● EXERCISE INSTRUCTIONS:
Print the records below exactly, starting at the first line and stopping after the line that contains "-117, -189, -280, -398, -485, -566, -726, -906]". Leave out any pictures.

—————

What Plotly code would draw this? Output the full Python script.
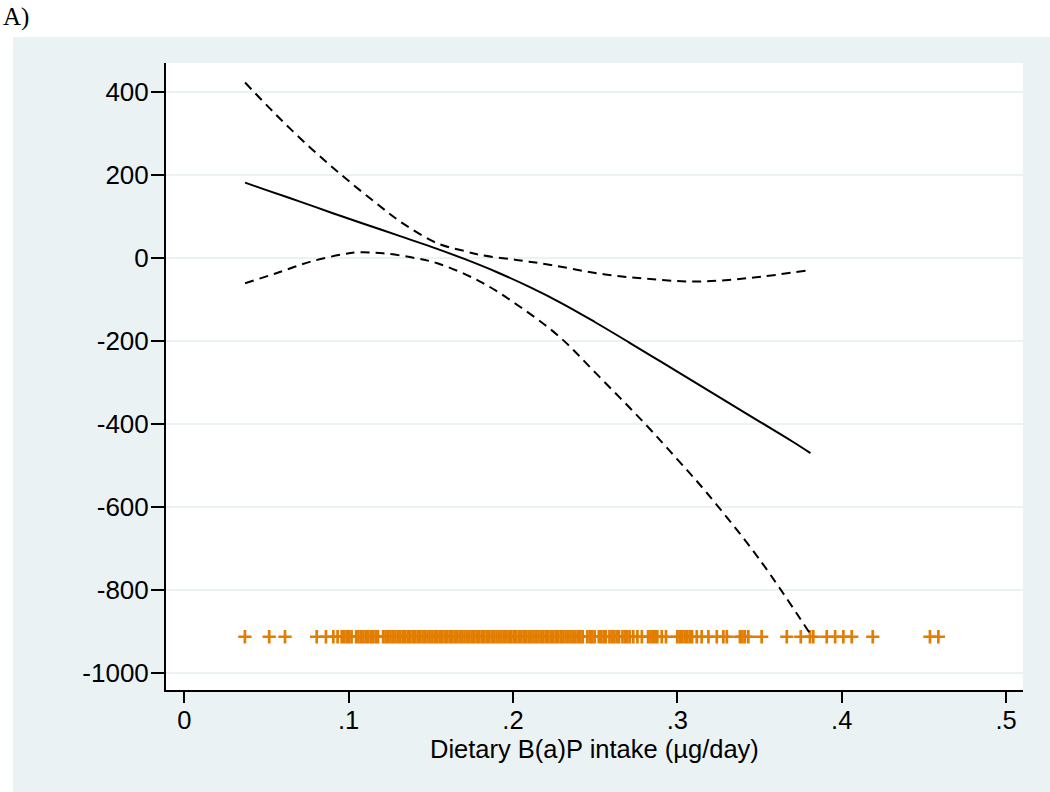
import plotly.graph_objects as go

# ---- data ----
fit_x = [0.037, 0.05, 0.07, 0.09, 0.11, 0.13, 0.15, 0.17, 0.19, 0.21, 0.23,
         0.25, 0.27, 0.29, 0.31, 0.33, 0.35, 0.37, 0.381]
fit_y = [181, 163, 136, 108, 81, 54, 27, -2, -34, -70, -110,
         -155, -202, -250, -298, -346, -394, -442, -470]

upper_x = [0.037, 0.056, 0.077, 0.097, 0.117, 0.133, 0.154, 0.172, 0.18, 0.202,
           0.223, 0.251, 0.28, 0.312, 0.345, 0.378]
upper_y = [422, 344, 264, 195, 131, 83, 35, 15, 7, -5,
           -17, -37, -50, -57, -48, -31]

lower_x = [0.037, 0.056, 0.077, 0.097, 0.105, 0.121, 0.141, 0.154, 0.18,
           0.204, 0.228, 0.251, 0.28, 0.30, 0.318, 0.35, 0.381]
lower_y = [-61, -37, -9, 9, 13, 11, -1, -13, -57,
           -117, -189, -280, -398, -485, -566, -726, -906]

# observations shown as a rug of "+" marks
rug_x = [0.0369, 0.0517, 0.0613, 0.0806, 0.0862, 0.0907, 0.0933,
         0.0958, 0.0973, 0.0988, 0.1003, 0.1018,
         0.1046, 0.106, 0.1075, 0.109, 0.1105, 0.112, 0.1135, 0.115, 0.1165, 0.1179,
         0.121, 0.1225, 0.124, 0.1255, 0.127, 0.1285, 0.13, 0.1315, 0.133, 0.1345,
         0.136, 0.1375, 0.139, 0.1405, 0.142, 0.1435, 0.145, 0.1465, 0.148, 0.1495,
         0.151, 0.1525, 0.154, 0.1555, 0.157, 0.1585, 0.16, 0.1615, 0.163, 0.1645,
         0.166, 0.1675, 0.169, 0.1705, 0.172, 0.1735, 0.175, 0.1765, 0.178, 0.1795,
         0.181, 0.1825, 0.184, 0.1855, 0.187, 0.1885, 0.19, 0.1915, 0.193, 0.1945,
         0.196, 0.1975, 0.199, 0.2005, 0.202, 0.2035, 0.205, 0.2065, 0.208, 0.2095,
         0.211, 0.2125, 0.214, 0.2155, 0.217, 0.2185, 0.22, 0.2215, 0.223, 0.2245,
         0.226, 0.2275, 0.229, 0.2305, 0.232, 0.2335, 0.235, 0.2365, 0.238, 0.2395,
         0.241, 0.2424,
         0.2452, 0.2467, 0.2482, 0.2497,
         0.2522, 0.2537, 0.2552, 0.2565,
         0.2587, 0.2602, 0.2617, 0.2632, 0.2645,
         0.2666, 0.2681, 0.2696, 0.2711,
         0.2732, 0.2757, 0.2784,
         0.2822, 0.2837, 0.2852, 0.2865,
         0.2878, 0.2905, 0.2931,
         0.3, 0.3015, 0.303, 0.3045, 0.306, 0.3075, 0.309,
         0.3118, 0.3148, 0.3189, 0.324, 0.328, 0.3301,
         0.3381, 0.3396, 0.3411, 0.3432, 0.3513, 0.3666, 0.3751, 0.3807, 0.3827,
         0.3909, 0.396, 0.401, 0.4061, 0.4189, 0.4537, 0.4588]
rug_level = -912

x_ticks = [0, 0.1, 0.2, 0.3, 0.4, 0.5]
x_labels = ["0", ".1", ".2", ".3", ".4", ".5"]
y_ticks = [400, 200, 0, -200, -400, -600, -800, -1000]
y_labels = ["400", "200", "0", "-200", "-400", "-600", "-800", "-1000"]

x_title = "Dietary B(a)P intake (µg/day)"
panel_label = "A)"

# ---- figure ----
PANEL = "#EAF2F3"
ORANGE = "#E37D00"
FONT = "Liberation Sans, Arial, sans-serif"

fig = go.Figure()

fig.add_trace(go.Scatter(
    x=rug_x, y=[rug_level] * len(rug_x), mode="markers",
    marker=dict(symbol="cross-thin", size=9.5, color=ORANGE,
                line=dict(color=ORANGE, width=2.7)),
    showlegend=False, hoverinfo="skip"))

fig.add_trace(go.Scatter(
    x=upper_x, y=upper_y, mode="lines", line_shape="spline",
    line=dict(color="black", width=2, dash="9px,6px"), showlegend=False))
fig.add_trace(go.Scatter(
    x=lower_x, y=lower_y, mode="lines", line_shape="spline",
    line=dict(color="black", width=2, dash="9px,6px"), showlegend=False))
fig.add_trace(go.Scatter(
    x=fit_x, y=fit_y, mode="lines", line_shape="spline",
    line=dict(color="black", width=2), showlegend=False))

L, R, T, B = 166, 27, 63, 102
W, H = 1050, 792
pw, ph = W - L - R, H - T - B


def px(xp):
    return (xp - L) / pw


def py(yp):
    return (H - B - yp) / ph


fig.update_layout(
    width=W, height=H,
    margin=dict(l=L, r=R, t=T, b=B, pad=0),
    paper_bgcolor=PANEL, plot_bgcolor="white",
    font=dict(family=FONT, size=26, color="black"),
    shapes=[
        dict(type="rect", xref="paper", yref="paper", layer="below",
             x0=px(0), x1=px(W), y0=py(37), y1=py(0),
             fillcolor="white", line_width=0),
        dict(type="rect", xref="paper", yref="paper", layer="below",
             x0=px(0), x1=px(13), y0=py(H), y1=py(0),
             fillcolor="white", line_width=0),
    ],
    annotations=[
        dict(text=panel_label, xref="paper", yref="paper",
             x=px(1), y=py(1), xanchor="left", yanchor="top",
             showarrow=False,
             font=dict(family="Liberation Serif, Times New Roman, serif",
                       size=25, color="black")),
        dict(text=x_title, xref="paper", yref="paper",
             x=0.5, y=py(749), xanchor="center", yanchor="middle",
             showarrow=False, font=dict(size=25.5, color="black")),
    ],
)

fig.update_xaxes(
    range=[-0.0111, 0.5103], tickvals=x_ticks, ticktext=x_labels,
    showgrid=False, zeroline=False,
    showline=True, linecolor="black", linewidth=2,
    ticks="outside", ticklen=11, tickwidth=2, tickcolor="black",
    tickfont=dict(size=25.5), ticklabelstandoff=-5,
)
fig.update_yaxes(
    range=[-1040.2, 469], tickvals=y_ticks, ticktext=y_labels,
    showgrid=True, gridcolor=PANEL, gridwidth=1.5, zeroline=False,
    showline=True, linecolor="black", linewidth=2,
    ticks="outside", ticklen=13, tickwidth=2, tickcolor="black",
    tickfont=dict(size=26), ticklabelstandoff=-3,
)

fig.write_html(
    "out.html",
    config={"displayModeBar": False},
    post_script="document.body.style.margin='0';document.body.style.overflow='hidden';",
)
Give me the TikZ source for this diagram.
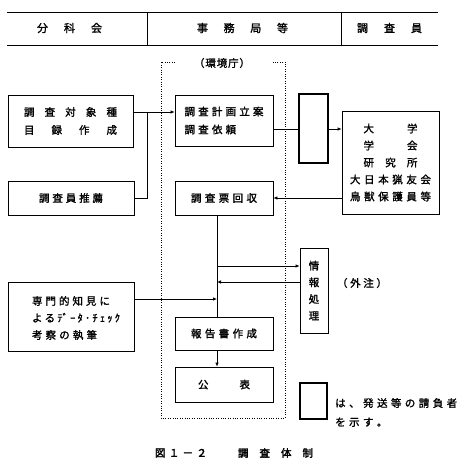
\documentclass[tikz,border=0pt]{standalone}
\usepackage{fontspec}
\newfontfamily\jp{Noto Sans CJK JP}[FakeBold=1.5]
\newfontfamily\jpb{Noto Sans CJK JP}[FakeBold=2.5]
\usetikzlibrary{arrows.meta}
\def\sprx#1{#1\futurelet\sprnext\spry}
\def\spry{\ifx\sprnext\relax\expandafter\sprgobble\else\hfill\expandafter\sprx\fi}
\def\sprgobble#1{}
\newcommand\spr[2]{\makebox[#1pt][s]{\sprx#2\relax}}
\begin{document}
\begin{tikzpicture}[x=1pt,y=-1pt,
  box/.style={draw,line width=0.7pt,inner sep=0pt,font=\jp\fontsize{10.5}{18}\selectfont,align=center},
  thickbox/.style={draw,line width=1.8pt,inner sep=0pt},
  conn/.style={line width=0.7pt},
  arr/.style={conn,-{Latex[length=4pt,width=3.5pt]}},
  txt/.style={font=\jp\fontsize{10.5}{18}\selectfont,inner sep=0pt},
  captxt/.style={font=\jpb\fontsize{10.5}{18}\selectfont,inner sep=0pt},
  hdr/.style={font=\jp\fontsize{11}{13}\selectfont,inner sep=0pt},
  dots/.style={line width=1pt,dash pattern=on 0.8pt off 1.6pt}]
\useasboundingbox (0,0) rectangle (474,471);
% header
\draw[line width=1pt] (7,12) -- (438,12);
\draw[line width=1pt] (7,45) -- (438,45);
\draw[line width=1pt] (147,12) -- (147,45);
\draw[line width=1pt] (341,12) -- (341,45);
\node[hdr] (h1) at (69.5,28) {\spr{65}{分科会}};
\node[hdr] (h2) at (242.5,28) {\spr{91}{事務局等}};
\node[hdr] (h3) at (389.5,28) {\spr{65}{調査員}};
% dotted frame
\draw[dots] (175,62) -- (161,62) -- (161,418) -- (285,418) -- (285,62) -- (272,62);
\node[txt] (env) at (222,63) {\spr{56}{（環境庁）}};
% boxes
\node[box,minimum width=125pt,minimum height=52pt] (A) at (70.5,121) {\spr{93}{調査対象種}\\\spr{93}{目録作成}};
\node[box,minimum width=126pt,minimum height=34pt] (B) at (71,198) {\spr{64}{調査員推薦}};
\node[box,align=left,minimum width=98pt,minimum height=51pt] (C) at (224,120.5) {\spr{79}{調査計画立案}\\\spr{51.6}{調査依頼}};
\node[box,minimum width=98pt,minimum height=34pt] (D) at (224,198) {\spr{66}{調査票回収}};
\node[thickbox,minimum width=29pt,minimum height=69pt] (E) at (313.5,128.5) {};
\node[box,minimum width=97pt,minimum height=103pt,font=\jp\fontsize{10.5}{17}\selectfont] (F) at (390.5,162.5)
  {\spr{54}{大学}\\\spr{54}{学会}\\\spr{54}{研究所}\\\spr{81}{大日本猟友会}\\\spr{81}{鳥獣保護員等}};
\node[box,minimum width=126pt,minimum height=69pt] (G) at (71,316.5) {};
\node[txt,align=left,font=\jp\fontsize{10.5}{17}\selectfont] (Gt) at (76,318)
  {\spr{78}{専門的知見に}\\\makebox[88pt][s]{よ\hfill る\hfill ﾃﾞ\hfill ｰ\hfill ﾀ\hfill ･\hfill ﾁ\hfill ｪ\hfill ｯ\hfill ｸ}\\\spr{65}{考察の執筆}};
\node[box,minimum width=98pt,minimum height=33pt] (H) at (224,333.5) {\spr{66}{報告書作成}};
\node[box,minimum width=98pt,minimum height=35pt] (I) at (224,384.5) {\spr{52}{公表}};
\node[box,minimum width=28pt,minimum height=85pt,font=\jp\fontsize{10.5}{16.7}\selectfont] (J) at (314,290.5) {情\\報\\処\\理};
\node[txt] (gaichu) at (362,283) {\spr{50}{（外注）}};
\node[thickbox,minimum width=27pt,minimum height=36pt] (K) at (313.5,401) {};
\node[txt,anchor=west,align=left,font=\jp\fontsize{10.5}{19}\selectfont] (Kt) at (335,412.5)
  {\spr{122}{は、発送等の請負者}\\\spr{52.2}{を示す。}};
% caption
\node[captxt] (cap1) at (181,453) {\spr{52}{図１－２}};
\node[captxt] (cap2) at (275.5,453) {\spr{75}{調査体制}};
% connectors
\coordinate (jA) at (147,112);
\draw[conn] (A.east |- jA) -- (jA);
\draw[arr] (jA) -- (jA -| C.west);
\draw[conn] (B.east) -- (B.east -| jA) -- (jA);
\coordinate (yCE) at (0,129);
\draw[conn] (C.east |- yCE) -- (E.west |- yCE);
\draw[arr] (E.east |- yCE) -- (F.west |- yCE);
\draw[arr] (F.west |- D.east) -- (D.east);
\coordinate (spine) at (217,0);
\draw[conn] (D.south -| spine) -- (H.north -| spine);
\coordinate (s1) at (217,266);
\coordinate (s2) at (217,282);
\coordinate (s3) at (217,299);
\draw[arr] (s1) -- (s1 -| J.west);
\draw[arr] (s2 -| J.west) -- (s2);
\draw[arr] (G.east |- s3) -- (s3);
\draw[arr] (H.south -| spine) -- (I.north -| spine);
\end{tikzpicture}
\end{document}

—————

● ANSWER FOR THIS EXERCISE:
What Plotly code would draw this? Output the full Python script.
import plotly.graph_objects as go

# ---- data ----
fit_x = [0.037, 0.05, 0.07, 0.09, 0.11, 0.13, 0.15, 0.17, 0.19, 0.21, 0.23,
         0.25, 0.27, 0.29, 0.31, 0.33, 0.35, 0.37, 0.381]
fit_y = [181, 163, 136, 108, 81, 54, 27, -2, -34, -70, -110,
         -155, -202, -250, -298, -346, -394, -442, -470]

upper_x = [0.037, 0.056, 0.077, 0.097, 0.117, 0.133, 0.154, 0.172, 0.18, 0.202,
           0.223, 0.251, 0.28, 0.312, 0.345, 0.378]
upper_y = [422, 344, 264, 195, 131, 83, 35, 15, 7, -5,
           -17, -37, -50, -57, -48, -31]

lower_x = [0.037, 0.056, 0.077, 0.097, 0.105, 0.121, 0.141, 0.154, 0.18,
           0.204, 0.228, 0.251, 0.28, 0.30, 0.318, 0.35, 0.381]
lower_y = [-61, -37, -9, 9, 13, 11, -1, -13, -57,
           -117, -189, -280, -398, -485, -566, -726, -906]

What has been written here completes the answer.